3. The numbers and the claims — what the data cited in reporting show
Government releases and mainstream reporting indicate a large drop in recorded border encounters by fiscal 2025 compared with the peaks of 2022–2023. DHS and the White House report figures such as roughly 237,538 Border Patrol apprehensions in FY2025 and daily southwest‑border apprehension averages falling to the low hundreds, which they present as a 50‑year low or the lowest annual level since the 1970s [3] [4] [9]. Independent outlets and international coverage corroborate steep year‑on‑year declines in detention and crossings in multiple sectors, for example El Paso data cited by the BBC [6].
4. Opposing interpretations: enforcement success vs. rights erosion
Federal and pro‑enforcement sources present the sharp decline in crossings as policy success and restoration of border control — stressing deterrence, deportations and programmatic changes like “Remain in Mexico” and wall construction [4] [10]. Human‑rights organizations, however, argue the same measures have effectively eliminated meaningful access to asylum at the U.S.‑Mexico border, putting people in limbo, shrinking legal pathways, and producing humanitarian harm; Amnesty International called the right to seek asylum “non‑existent” at the border under 2025 policies [5]. Both positions are explicit in the available reporting [4] [5].
5. Enforcement tactics, civil‑liberties concerns and legal pushback
Coverage and advocacy reporting document aggressive enforcement techniques and interior crackdowns — including Border Patrol operations beyond the border, replacement of ICE leadership, surveillance programs, and allegations of abusive practices and detention conditions — that have spurred lawsuits, civil‑liberties warnings and public protests [11] [12] [13]. Amnesty and the ACLU describe conditions and policy decisions that may violate U.S. and international obligations; DHS and administration releases argue those steps are lawful responses to an emergency [12] [5] [1].

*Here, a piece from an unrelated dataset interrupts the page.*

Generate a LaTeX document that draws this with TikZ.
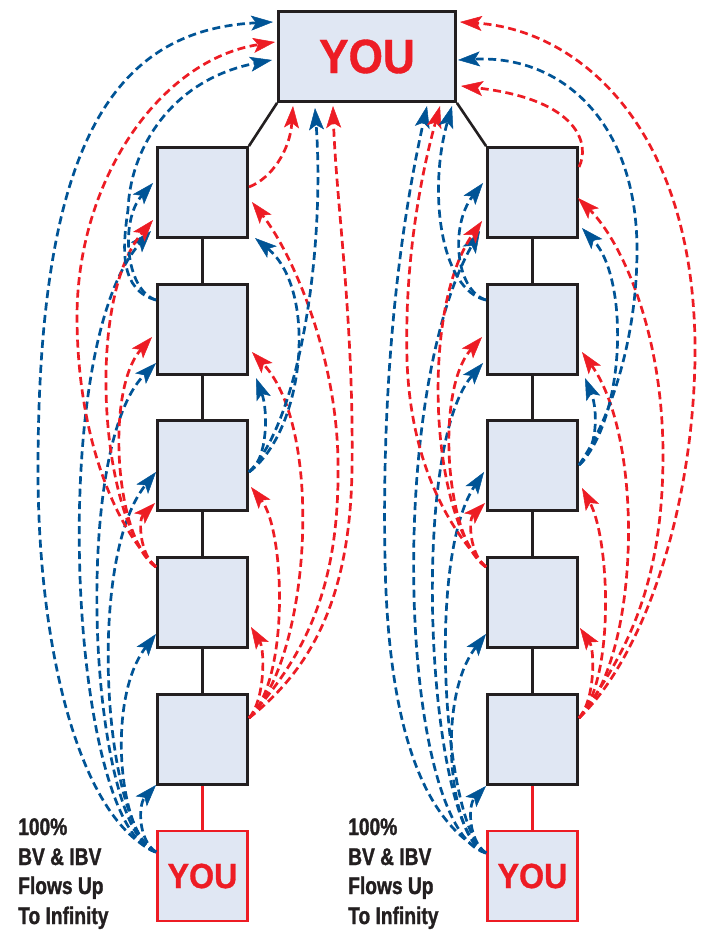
\documentclass[tikz,border=0pt]{standalone}
\usepackage{fontspec}
\setmainfont{Liberation Sans}
\newfontfamily\condfont{Liberation Sans}[FakeStretch=0.8,FakeBold=1.2]
\newfontfamily\youfont{Liberation Sans}[FakeStretch=0.92,FakeBold=0.8]
\usetikzlibrary{arrows.meta}
\definecolor{fblue}{RGB}{0,84,150}
\definecolor{fred}{RGB}{237,28,36}
\definecolor{boxfill}{RGB}{224,231,243}
\definecolor{edgec}{RGB}{35,31,32}
\tikzset{
  box/.style={draw=edgec, line width=2.8pt, fill=boxfill, minimum width=90pt, minimum height=90pt, inner sep=0pt},
  topbox/.style={box, minimum width=177pt, minimum height=90pt, text=fred, font=\youfont\bfseries\fontsize{48}{48}\selectfont},
  youbox/.style={box, draw=fred, line width=2.2pt, text=fred, font=\youfont\bfseries\fontsize{35}{35}\selectfont},
  conn/.style={draw=edgec, line width=2.6pt},
  connred/.style={draw=fred, line width=2.2pt},
  flow/.style={line width=2.7pt, dash pattern=on 8pt off 4.5pt, -{Stealth[length=22pt,width=15pt,inset=5pt,line width=0.5pt]}},
  bl/.style={flow, draw=fblue},
  rd/.style={flow, draw=fred},
  lbl/.style={anchor=base west, inner sep=0pt, text=edgec, font=\condfont\bfseries\fontsize{24}{24}\selectfont}
}
\begin{document}
\begin{tikzpicture}[x=1pt,y=-1pt]
\useasboundingbox[fill=white] (0,0) rectangle (703,930);
% boxes
\node[topbox] (tp) at (367,56.5) {YOU};
\foreach \c/\x in {L/202.5,R/532.5}{
  \node[box] (\c1) at (\x,192.5) {};
  \node[box] (\c2) at (\x,329.5) {};
  \node[box] (\c3) at (\x,465.5) {};
  \node[box] (\c4) at (\x,602.5) {};
  \node[box] (\c5) at (\x,739.5) {};
  \node[youbox] (\c Y) at (\x,876) {YOU};
  \draw[conn] (\c1.south) -- (\c2.north);
  \draw[conn] (\c2.south) -- (\c3.north);
  \draw[conn] (\c3.south) -- (\c4.north);
  \draw[conn] (\c4.south) -- (\c5.north);
  \draw[connred] (\c5.south) -- (\c Y.north);
}
\draw[conn] (tp.south west) -- (L1.north east);
\draw[conn] (tp.south east) -- (R1.north west);

% labels
\node[lbl] (tl1) at (18,835) {100\%};
\node[lbl] (tl2) at (18,865) {BV \& IBV};
\node[lbl] (tl3) at (18,894) {Flows Up};
\node[lbl] (tl4) at (18,924) {To Infinity};
\node[lbl] (tr1) at (348,835) {100\%};
\node[lbl] (tr2) at (348,865) {BV \& IBV};
\node[lbl] (tr3) at (348,894) {Flows Up};
\node[lbl] (tr4) at (348,924) {To Infinity};

% ---------- left column ports ----------
\coordinate (sLY) at (156,852);
\coordinate (sL5) at (249,718);
\coordinate (sL4) at (156,567);
\coordinate (sL3) at (249,472);
\coordinate (sL2) at (156,300);
\coordinate (sL1) at (249,187);
\coordinate (tL5y) at (156,785);
\coordinate (tL4y) at (156,634);
\coordinate (tL3y) at (156,472);
\coordinate (tL2y) at (156,363);
\coordinate (tL1y) at (151,231);
\coordinate (tTLy) at (273,22);
\coordinate (tL3r) at (155,503);
\coordinate (tL2r) at (152,337);
\coordinate (tL1r) at (153,220);
\coordinate (tTLr) at (275,42);
\coordinate (tL1b) at (153,183);
\coordinate (tTLb) at (272,60);
\coordinate (tL4R) at (251,627);
\coordinate (tL3R) at (251,487);
\coordinate (tL2R) at (252,352);
\coordinate (tL1R) at (252,202);
\coordinate (tTB5) at (333,106);
\coordinate (tL2B) at (256,378);
\coordinate (tL1B) at (255,238);
\coordinate (tTB3) at (315,108);
\coordinate (tTB1) at (293,106);

% ---------- right column ports ----------
\coordinate (sRY) at (486,853);
\coordinate (sR5) at (579,718);
\coordinate (sR4) at (486,567);
\coordinate (sR3) at (579,465);
\coordinate (sR2) at (486,300);
\coordinate (sR1) at (579,167);
\coordinate (tR5y) at (486,786);
\coordinate (tR4y) at (486,634);
\coordinate (tR3y) at (484,472);
\coordinate (tR2y) at (483,363);
\coordinate (tR1y) at (480,231);
\coordinate (tTRy) at (427,106);
\coordinate (tR3r) at (485,503);
\coordinate (tR2r) at (482,337);
\coordinate (tR1r) at (482,221);
\coordinate (tTRr) at (440,106);
\coordinate (tR1b) at (483,183);
\coordinate (tTRb) at (452,106);
\coordinate (tR4R) at (580,628);
\coordinate (tR3R) at (582,488);
\coordinate (tR2R) at (582,352);
\coordinate (tR1R) at (578,198);
\coordinate (tTRR) at (460,22);
\coordinate (tR2B) at (585,378);
\coordinate (tR1B) at (582,228);
\coordinate (tTRB) at (458,60);
\coordinate (tTR1) at (461,86);

% ---------- left column flows ----------
\draw[bl] (sLY) .. controls (138,840) and (138,805) .. (tL5y);
\draw[bl] (sLY) .. controls (120,840) and (105,700) .. (tL4y);
\draw[bl] (sLY) .. controls (105,830) and (85,560) .. (tL3y);
\draw[bl] (sLY) .. controls (90,830) and (70,450) .. (tL2y);
\draw[bl] (sLY) .. controls (70,830) and (45,350) .. (tL1y);
\draw[bl] (sLY) .. controls (80,820) and (38,650) .. (38,470) .. controls (38,150) and (110,30) .. (tTLy);

\draw[rd] (sL4) .. controls (140,555) and (138,520) .. (tL3r);
\draw[rd] (sL4) .. controls (115,540) and (105,390) .. (tL2r);
\draw[rd] (sL4) .. controls (100,520) and (85,300) .. (tL1r);
\draw[rd] (sL4) .. controls (110,520) and (78,430) .. (77,320) .. controls (76,180) and (160,60) .. (tTLr);

\draw[bl] (sL2) .. controls (125,290) and (120,220) .. (tL1b);
\draw[bl] (sL2) .. controls (120,290) and (122,250) .. (128,210) .. controls (130,150) and (170,80) .. (tTLb);

\draw[rd] (sL5) .. controls (265,700) and (265,650) .. (tL4R);
\draw[rd] (sL5) .. controls (290,680) and (285,530) .. (tL3R);
\draw[rd] (sL5) .. controls (310,660) and (325,430) .. (tL2R);
\draw[rd] (sL5) .. controls (310,650) and (340,580) .. (338,460) .. controls (336,350) and (290,250) .. (tL1R);
\draw[rd] (sL5) .. controls (310,670) and (350,600) .. (352,470) .. controls (354,320) and (336,200) .. (tTB5);

\draw[bl] (sL3) .. controls (268,460) and (268,410) .. (tL2B);
\draw[bl] (sL3) .. controls (305,430) and (318,290) .. (tL1B);
\draw[bl] (sL3) .. controls (300,420) and (325,250) .. (tTB3);

\draw[rd] (sL1) .. controls (272,178) and (290,150) .. (tTB1);

% ---------- right column flows ----------
\draw[bl] (sRY) .. controls (468,840) and (468,805) .. (tR5y);
\draw[bl] (sRY) .. controls (450,840) and (435,700) .. (tR4y);
\draw[bl] (sRY) .. controls (445,830) and (425,560) .. (tR3y);
\draw[bl] (sRY) .. controls (428,830) and (408,450) .. (tR2y);
\draw[bl] (sRY) .. controls (400,830) and (385,400) .. (tR1y);
\draw[bl] (sRY) .. controls (420,820) and (388,720) .. (385,560) .. controls (382,400) and (395,250) .. (tTRy);

\draw[rd] (sR4) .. controls (470,555) and (468,520) .. (tR3r);
\draw[rd] (sR4) .. controls (445,540) and (435,390) .. (tR2r);
\draw[rd] (sR4) .. controls (430,520) and (420,310) .. (tR1r);
\draw[rd] (sR4) .. controls (440,520) and (410,450) .. (407,360) .. controls (404,250) and (425,160) .. (tTRr);

\draw[bl] (sR2) .. controls (455,290) and (450,225) .. (tR1b);
\draw[bl] (sR2) .. controls (440,290) and (428,190) .. (tTRb);

\draw[rd] (sR5) .. controls (595,700) and (595,650) .. (tR4R);
\draw[rd] (sR5) .. controls (615,680) and (610,540) .. (tR3R);
\draw[rd] (sR5) .. controls (640,660) and (645,440) .. (tR2R);
\draw[rd] (sR5) .. controls (630,650) and (662,580) .. (663,460) .. controls (664,330) and (620,240) .. (tR1R);
\draw[rd] (sR5) .. controls (640,660) and (692,520) .. (695,360) .. controls (698,130) and (580,30) .. (tTRR);

\draw[bl] (sR3) .. controls (598,450) and (598,410) .. (tR2B);
\draw[bl] (sR3) .. controls (625,420) and (630,280) .. (tR1B);
\draw[bl] (sR3) .. controls (610,420) and (637,340) .. (637,250) .. controls (637,120) and (560,55) .. (tTRB);

\draw[rd] (sR1) .. controls (590,145) and (580,100) .. (tTR1);
\end{tikzpicture}
\end{document}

6. Media framing and partisan messaging
The phrase “border crisis” is politically freighted. White House and DHS statements emphasize restored control and historic lows, using statistics selected to validate policy shifts [8] [4]. Critics and some NGOs highlight human‑rights impacts and undercounted harms, including deaths and restricted asylum access [12] [5]. Reporting outlets such as the BBC and Washington Post cover both operational outcomes (fewer arrivals) and civil‑liberties controversies, showing how different actors pick facts that support competing narratives [6] [11].

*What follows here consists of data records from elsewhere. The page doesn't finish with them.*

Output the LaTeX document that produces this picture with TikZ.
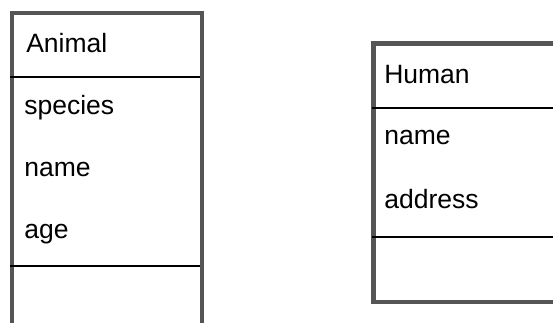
\documentclass[tikz,border=0pt]{standalone}
\usepackage{fontspec}
\setmainfont{Liberation Sans}
\begin{document}
\begin{tikzpicture}[x=1pt,y=-1pt,
  frame/.style={draw=frameGray,line width=4.6pt},
  divider/.style={draw=black,line width=2.3pt},
  lbl/.style={anchor=base west,inner sep=0pt,outer sep=0pt,font=\fontsize{26.5}{31}\selectfont}]
\definecolor{frameGray}{RGB}{85,85,85}
\useasboundingbox (0,0) rectangle (553,323);
\clip (0,0) rectangle (553,323);
% Animal class
\draw[frame] (12,13) rectangle (201.8,345);
\draw[divider] (10,76.8) -- (200,76.8);
\draw[divider] (10,265.7) -- (200,265.7);
\node[lbl] (aTitle) at (26.3,53) {Animal};
\node[lbl] (aSpecies) at (24.3,115) {species};
\node[lbl] (aName) at (24.3,176) {name};
\node[lbl] (aAge) at (24.3,238) {age};
% Human class
\draw[frame] (373.5,43.5) rectangle (575,301.8);
\draw[divider] (371.5,107.7) -- (560,107.7);
\draw[divider] (371.5,237.3) -- (560,237.3);
\node[lbl] (hTitle) at (384.3,83.3) {Human};
\node[lbl] (hName) at (384.3,145) {name};
\node[lbl] (hAddress) at (384.3,208.3) {address};
\end{tikzpicture}
\end{document}
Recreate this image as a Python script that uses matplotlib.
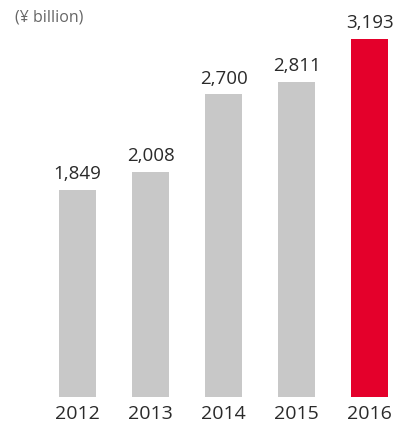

7. What the sources do not settle
Available sources document policy changes, steep declines in official apprehensions and sharp disagreements over humanitarian impact and legality, but they do not present a single, definitive causal breakdown reconciling deterrence effects, enforcement intensity, changes in regional migration drivers, or under‑reporting of deaths and displacement. Specific causal attributions — e.g., precisely how much of the decline is due to particular rules vs. broader regional migration shifts — are not resolved in the provided materials (not found in current reporting).

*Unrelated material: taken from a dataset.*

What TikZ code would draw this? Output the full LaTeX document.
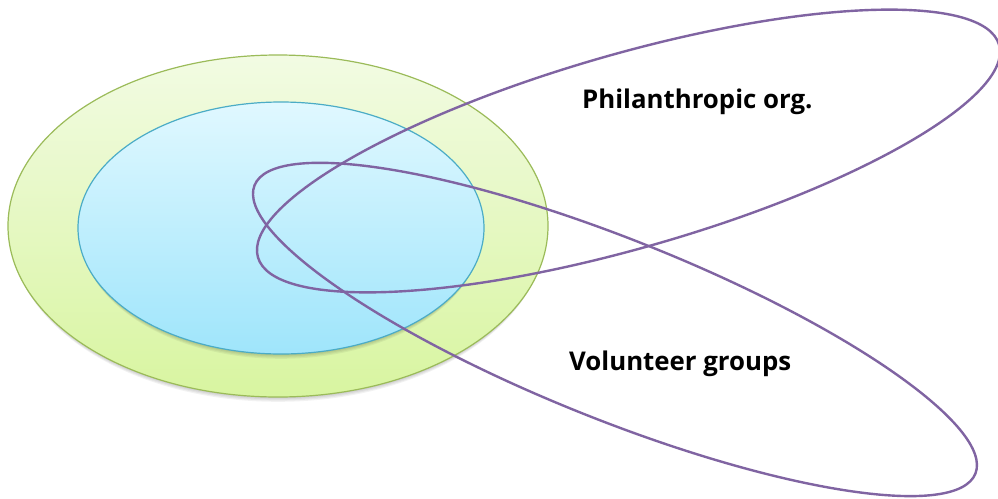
\documentclass[tikz,border=0pt]{standalone}
\usepackage{fontspec}
\setmainfont{Open Sans}
\begin{document}
\begin{tikzpicture}[x=1pt,y=-1pt,
  purplering/.style={draw=ringpurple, line width=2.4pt},
  labeltext/.style={font=\bfseries\fontsize{25.8}{30}\selectfont, text=black, inner sep=0pt}]
\definecolor{ringpurple}{HTML}{8064A2}
\definecolor{greenedge}{HTML}{9BBB59}
\definecolor{blueedge}{HTML}{4BACC6}
\definecolor{greentop}{HTML}{F2FBE3}
\definecolor{greenbot}{HTML}{D8F5A0}
\definecolor{bluetop}{HTML}{E0F8FF}
\definecolor{bluebot}{HTML}{9FE5FB}
\useasboundingbox (0,0) rectangle (998,498);
\fill[white] (0,0) rectangle (998,498);
% shadows
\foreach \k in {1,...,4}{
  \fill[black, opacity=0.05] (278,226+1.2*\k) ellipse [x radius=270-0.6*\k, y radius=171];
}
\shade[top color=greentop, bottom color=greenbot, draw=greenedge, line width=1.2pt]
  (278,226) ellipse [x radius=270, y radius=171];
\foreach \k in {1,...,4}{
  \fill[black, opacity=0.05] (281,228+1.2*\k) ellipse [x radius=203-0.6*\k, y radius=126];
}
\shade[top color=bluetop, bottom color=bluebot, draw=blueedge, line width=1.2pt]
  (281,228) ellipse [x radius=203, y radius=126];
% purple rings
\coordinate (pc) at (628.5,151);
\coordinate (vc) at (615,329.5);
\draw[purplering, rotate around={16:(pc)}] (pc) ellipse [x radius=385.5, y radius=97];
\draw[purplering, rotate around={-21.8:(vc)}] (vc) ellipse [x radius=388.2, y radius=90];
% labels
\node[labeltext, anchor=base west] (phil) at (582,108) {Philanthropic org.};
\node[labeltext, anchor=base west] (vol) at (569,370) {Volunteer groups};
\end{tikzpicture}
\end{document}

8. Bottom line for readers
“Border crisis” describes overlapping operational, humanitarian and political problems that peaked during 2021–2024 and prompted aggressive policy responses through 2025; governments cite dramatic drops in encounters and declare success, while rights groups warn those same policies have gutted asylum access and produced abuses [4] [5]. Readers should weigh official statistics alongside independent reporting about enforcement practices and human‑rights findings to understand both the measurable decline in recorded crossings and the contested human and legal costs of the policies that produced it [3] [12].